Charts and diagrams as code:
----------------

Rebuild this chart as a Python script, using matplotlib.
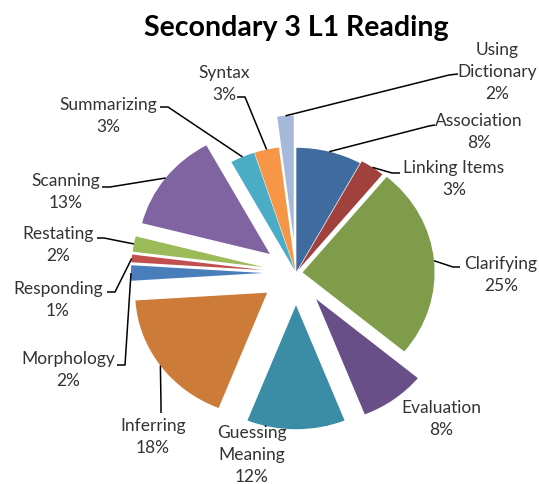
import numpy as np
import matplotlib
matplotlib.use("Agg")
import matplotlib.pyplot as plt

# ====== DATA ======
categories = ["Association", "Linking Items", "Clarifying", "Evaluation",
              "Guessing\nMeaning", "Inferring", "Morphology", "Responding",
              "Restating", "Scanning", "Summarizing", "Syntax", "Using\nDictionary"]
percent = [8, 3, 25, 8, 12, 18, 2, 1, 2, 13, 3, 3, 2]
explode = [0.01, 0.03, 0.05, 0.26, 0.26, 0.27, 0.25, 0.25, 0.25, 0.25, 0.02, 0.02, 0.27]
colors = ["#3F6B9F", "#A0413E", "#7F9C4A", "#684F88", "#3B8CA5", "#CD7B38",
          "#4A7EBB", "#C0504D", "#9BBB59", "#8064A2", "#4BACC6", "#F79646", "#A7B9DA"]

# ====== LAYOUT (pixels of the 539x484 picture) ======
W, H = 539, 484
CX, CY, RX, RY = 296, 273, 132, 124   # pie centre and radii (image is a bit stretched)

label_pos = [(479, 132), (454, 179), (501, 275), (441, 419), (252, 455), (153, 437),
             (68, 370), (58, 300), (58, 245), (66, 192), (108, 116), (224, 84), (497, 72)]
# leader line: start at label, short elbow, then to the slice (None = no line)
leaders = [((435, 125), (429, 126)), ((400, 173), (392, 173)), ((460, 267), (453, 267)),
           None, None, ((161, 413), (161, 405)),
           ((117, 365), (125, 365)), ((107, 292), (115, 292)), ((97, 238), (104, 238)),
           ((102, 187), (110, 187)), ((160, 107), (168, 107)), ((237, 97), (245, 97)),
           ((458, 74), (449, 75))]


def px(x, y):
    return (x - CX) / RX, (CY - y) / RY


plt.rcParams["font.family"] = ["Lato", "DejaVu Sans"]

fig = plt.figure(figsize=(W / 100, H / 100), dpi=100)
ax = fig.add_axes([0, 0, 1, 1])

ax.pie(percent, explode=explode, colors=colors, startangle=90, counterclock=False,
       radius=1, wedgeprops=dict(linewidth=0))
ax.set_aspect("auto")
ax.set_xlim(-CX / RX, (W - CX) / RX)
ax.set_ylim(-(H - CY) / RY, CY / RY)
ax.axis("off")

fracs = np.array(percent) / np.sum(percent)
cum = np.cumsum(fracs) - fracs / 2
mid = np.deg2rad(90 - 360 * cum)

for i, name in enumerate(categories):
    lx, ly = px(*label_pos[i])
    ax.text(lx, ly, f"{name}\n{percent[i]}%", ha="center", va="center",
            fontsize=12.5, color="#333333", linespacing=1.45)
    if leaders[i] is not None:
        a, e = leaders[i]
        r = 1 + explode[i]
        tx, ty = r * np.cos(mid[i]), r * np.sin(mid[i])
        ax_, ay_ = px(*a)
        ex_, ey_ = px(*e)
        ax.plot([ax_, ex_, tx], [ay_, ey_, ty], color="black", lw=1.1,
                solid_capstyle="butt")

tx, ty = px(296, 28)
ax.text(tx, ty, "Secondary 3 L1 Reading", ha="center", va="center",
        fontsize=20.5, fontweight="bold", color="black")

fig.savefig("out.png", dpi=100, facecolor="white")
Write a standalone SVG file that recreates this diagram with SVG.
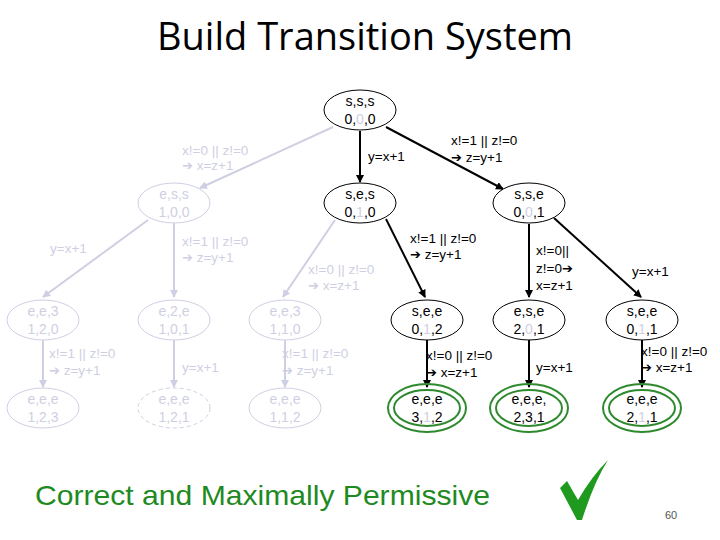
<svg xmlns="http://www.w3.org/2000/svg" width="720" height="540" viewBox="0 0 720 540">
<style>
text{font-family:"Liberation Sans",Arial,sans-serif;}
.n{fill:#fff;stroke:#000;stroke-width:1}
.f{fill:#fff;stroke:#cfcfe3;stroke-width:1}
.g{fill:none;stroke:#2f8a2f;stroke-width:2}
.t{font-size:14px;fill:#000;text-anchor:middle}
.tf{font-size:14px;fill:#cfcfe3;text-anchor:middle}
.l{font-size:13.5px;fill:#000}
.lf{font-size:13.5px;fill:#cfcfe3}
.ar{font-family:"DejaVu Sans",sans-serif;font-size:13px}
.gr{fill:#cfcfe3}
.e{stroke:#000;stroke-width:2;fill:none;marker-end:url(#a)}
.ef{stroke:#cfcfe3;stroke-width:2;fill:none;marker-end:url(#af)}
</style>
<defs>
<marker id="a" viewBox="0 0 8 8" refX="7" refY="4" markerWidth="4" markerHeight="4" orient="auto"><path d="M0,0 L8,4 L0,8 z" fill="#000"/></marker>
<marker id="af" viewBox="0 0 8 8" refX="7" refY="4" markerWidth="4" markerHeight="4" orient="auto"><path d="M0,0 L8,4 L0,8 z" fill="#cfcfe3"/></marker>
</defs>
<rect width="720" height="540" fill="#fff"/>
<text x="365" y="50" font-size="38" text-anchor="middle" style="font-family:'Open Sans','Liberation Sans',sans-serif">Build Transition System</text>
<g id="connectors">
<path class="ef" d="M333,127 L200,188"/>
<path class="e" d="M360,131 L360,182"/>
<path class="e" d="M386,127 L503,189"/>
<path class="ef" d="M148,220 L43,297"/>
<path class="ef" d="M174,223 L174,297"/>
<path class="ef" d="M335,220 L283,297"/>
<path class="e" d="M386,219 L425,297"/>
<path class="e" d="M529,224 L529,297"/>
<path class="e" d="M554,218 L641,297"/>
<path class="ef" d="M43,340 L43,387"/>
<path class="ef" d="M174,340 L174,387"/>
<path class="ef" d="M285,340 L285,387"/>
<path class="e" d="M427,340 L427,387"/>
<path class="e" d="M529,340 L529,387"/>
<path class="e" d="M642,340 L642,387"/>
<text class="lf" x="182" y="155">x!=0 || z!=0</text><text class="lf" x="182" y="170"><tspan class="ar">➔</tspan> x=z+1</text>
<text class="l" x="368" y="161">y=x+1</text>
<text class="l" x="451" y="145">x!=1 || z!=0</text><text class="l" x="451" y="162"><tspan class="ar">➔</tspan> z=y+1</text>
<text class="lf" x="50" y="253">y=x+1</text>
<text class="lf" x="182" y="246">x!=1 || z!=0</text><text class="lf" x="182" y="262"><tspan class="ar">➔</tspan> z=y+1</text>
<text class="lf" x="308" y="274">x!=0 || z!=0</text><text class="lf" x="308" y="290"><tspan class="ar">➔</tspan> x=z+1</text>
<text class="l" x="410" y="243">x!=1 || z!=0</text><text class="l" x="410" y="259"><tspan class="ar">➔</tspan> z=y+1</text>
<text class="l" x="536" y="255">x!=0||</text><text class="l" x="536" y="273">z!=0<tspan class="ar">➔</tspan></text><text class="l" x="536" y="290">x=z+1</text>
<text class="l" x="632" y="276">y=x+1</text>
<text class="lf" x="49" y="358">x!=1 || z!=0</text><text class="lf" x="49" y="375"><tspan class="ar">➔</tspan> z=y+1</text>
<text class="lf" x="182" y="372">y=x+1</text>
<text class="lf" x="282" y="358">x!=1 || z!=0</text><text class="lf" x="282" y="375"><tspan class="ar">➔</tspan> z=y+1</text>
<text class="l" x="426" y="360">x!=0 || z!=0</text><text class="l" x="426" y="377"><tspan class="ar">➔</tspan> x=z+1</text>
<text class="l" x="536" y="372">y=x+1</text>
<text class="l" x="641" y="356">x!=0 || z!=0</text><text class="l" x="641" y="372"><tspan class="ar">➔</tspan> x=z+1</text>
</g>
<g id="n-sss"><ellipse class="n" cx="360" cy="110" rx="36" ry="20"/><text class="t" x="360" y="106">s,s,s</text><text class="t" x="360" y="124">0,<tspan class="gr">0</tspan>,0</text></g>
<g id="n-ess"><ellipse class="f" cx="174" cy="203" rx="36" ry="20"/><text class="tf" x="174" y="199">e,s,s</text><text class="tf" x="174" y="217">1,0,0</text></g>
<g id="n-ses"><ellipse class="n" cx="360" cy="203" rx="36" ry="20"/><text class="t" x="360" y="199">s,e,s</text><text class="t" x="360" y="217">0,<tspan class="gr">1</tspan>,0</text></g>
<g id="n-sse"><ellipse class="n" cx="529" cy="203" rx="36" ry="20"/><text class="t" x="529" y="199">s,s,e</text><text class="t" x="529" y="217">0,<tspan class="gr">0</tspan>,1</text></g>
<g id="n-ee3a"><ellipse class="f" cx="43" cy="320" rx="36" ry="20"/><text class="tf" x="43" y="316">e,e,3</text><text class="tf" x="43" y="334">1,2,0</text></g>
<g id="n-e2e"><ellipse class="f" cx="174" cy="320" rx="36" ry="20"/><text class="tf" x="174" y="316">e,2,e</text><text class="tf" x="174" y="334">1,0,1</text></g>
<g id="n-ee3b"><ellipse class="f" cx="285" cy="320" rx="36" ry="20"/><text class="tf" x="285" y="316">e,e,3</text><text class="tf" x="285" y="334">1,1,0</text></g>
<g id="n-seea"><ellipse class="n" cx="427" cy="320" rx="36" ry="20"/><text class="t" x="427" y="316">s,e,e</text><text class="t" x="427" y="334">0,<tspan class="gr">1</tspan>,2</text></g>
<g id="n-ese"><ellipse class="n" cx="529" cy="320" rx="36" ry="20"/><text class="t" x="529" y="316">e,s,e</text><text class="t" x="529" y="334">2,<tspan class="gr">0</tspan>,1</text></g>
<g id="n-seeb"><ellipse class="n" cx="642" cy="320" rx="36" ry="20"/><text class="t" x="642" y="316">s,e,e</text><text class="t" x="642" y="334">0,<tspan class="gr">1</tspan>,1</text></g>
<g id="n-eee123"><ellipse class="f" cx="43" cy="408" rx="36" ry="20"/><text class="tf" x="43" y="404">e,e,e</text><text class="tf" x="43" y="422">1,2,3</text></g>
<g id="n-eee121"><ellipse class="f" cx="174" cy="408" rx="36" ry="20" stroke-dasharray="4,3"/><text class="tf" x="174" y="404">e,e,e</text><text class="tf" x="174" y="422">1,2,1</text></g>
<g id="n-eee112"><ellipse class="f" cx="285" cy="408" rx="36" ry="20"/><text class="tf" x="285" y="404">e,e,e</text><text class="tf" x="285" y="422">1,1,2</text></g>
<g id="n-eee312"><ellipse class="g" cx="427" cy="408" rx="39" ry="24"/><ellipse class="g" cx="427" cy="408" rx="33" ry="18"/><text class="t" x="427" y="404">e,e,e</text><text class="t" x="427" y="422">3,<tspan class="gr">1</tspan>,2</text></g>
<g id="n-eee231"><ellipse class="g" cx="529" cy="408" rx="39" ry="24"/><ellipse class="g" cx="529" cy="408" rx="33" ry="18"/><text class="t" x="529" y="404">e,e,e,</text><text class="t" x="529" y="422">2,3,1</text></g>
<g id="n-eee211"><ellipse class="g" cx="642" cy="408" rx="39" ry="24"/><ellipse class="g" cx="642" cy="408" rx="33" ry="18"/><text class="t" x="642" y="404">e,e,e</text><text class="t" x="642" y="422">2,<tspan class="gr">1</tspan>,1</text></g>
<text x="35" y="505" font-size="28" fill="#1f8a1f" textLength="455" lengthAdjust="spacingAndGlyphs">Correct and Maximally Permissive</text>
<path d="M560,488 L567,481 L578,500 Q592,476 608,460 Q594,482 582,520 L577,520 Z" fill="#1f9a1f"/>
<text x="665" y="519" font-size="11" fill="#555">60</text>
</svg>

----------------

▶ [The task] Extract each line from the listing that holds the word "this".

▶ [Task solution]
Rebuild this chart as a Python script, using matplotlib.
Write a standalone SVG file that recreates this diagram with SVG.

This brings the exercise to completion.